From this data, we can see that the amount of Ask HN posts outnumber the Show HN posts, in addition to the average number of comments on Ask HN posts is also greater than the average for Show HN posts. This shows that Ask HN posts tend to be more popular with Hacker News users.

## When Posts are Created
---
In this section, we will compare posts based on the *time* of day they were posted. This will be calculated with the `datetime` module in order to access the relevant information in a comparable datatype.
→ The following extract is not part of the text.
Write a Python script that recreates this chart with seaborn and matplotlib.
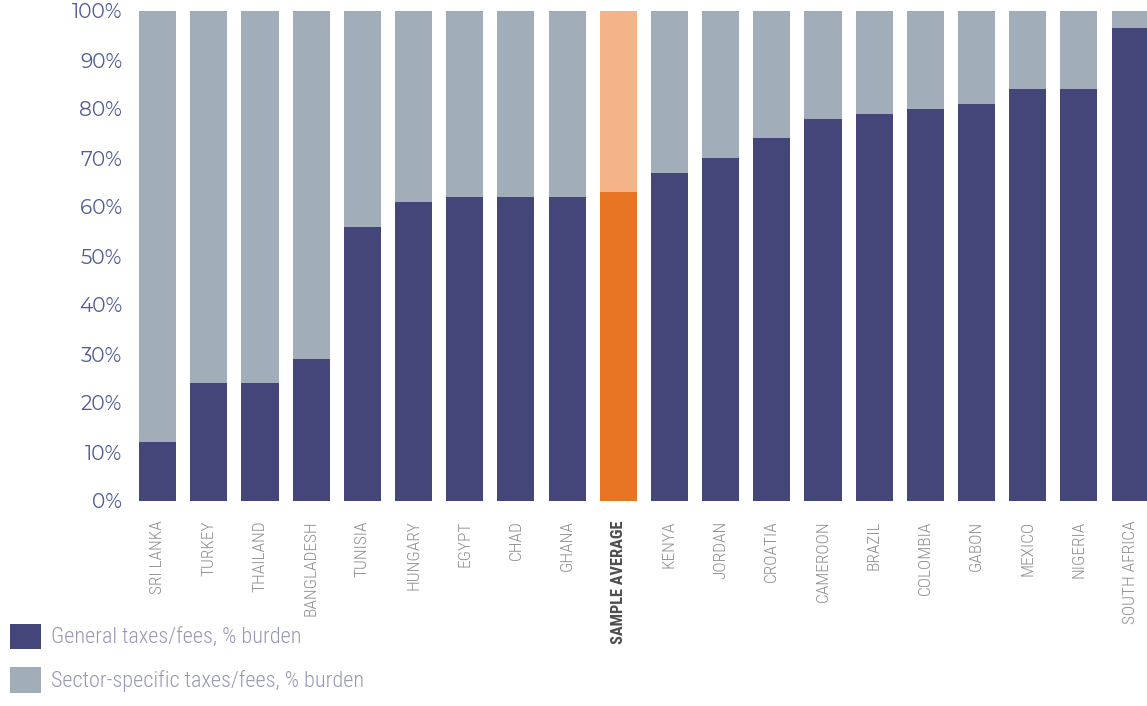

First, we will need to import the `datetime` module, and then organize the results into a list of lists.

In [12]:
import datetime as dt
result_list= []
for row in ask_posts:
    date_created = row[6]
    comments = int(row[4])
    result_list.append([date_created, comments])
    
counts_by_hour = {}
comments_by_hour = {}
date_format= '%m/%d/%Y %H:%M'
for row in result_list:
    hour = dt.datetime.strptime(row[0], date_format).strftime('%H')
    comments = row[1]
    if hour not in counts_by_hour:
        counts_by_hour[hour] = 1
        comments_by_hour[hour] = comments
    else:
        counts_by_hour[hour] +=1
        comments_by_hour[hour] += comments

avg_by_hour = []
for hour in comments_by_hour:
    avg_by_hour.append([hour, comments_by_hour[hour]/counts_by_hour[hour]])
avg_by_hour.sort()
print("Avg. number of comments by the hour: ")
result_template = "{}:00, {:.2f} comments on average per post."
for row in avg_by_hour:
    print(result_template.format(row[0], row[1]))
print('\n')
swap_avg_by_hour = []
for row in avg_by_hour:
    swap_avg_by_hour.append([row[1], row[0]])
swap_avg_by_hour.sort(reverse=True)
print("Highest avg. number of comments by the hour: ")
for row in swap_avg_by_hour:
    print(result_template.format(row[1], row[0]))
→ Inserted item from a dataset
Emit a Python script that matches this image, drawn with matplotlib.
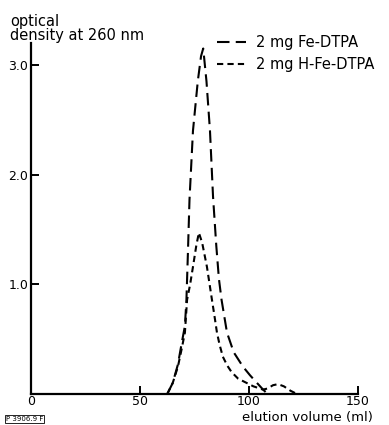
import matplotlib
matplotlib.use("Agg")
import matplotlib.pyplot as plt

# elution profiles (ml, optical density at 260 nm)
fe_x = [62.5, 65, 67.4, 69, 70.6, 71.3, 72.0, 72.7, 74.3, 76.5, 78, 79, 80.5, 82.1,
        83.5, 85, 86.2, 87.4, 89.9, 93, 97.2, 100.5, 103.7, 106, 108.5]
fe_y = [0, 0.1, 0.27, 0.45, 0.62, 0.86, 1.3, 1.77, 2.4, 2.85, 3.08, 3.15, 2.85, 2.4,
        1.8, 1.35, 1.05, 0.86, 0.56, 0.38, 0.25, 0.17, 0.1, 0.05, 0]

hfe_x = [62.5, 65, 67.4, 69, 70.6, 71.6, 73, 74.3, 75.8, 77, 78.5, 80.7, 83, 84.4,
         85.3, 86.5, 88, 90, 92, 95, 99, 102, 105, 106.4, 108.5, 111, 113.3, 116,
         119, 122]
hfe_y = [0, 0.1, 0.25, 0.4, 0.56, 0.86, 1.0, 1.16, 1.35, 1.47, 1.38, 1.16, 0.86, 0.68,
         0.56, 0.45, 0.34, 0.26, 0.2, 0.14, 0.1, 0.07, 0.05, 0.04, 0.05, 0.08, 0.09,
         0.07, 0.03, 0]

x_ticks = [0, 50, 100, 150]
x_labels = ["0", "50", "100", "150"]
y_ticks = [1.0, 2.0, 3.0]
y_labels = ["1.0", "2.0", "3.0"]

plt.rcParams["font.family"] = ["DejaVu Sans"]

fig = plt.figure(figsize=(3.89, 4.25), dpi=100)
ax = fig.add_axes([31 / 389, 1 - 394 / 425, 327 / 389, 351 / 425])

ax.plot(fe_x, fe_y, color="black", lw=1.5, dashes=(6, 3), label="2 mg Fe-DTPA")
ax.plot(hfe_x, hfe_y, color="black", lw=1.5, dashes=(3, 2), label="2 mg H-Fe-DTPA")

ax.set_xlim(0, 150)
ax.set_ylim(0, 3.2)
for s in ["top", "right"]:
    ax.spines[s].set_visible(False)
ax.spines["left"].set_linewidth(1.6)
ax.spines["bottom"].set_linewidth(1.6)

ax.set_xticks(x_ticks, x_labels, fontsize=9)
ax.set_yticks(y_ticks, y_labels, fontsize=9)
ax.tick_params(direction="in", length=6, width=1.4, pad=2)
ax.tick_params(axis="x", pad=1)

fig.text(10 / 389, 1 - 14 / 425, "optical\ndensity at 260 nm", fontsize=10.5,
         ha="left", va="top", linespacing=0.95)
fig.text(373 / 389, 1 - 417 / 425, "elution volume (ml)", fontsize=9.5,
         ha="right", va="center")
fig.text(6 / 389, 1 - 419 / 425, "P 3906.9 F", fontsize=5, ha="left", va="center",
         bbox=dict(boxstyle="square,pad=0.12", fc="white", ec="black", lw=0.6))

ax.legend(loc="upper left", bbox_to_anchor=(217 / 389, 1 - 35 / 425),
          bbox_transform=fig.transFigure, frameon=False, fontsize=10.5,
          handlelength=2.0, handletextpad=0.7, labelspacing=0.5, borderpad=0,
          borderaxespad=0)

fig.savefig("out.png", dpi=100)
Avg. number of comments by the hour: 
00:00, 8.13 comments on average per post.
01:00, 11.38 comments on average per post.
02:00, 23.81 comments on average per post.
03:00, 7.80 comments on average per post.
04:00, 7.17 comments on average per post.
05:00, 10.09 comments on average per post.
06:00, 9.02 comments on average per post.
07:00, 7.85 comments on average per post.
08:00, 10.25 comments on average per post.
09:00, 5.58 comments on average per post.
10:00, 13.44 comments on average per post.
11:00, 11.05 comments on average per post.
12:00, 9.41 comments on average per post.
13:00, 14.74 comments on average per post.
14:00, 13.23 comments on average per post.
15:00, 38.59 comments on average per post.
16:00, 16.80 comments on average per post.
17:00, 11.46 comments on average per post.
18:00, 13.20 comments on average per post.
19:00, 10.80 comments on average per post.
20:00, 21.52 comments on average per post.
21:00, 16.01 comments on average per post.
22:00, 6.75 comments on

## Conclusion
---
From the beginning of this analysis, it was found that Ask HN posts were more popular for discussion on the Hacker News site. With the new information that posts around 3:00PM recieve the highest amount of comments per post on average, it should be noted by users that the prime time to create a post is around this time, with the subject beginning with 'Ask HN'.

The techniques used for analyzing the response to certain posts can be used for knowing when to post onto a social media platform. This is applicable to marketing strategies, self-promotion, or swift response time in the fact these aspects of social media usage desire the largest number of spectators and/or participators.

For the future, these aspects of the dataset can also be compared: 

* Determine if show or ask posts receive more points on average.
* Determine if posts created at a certain time are more likely to receive more points.
* Compare your results to the average number of comments and points other posts receive.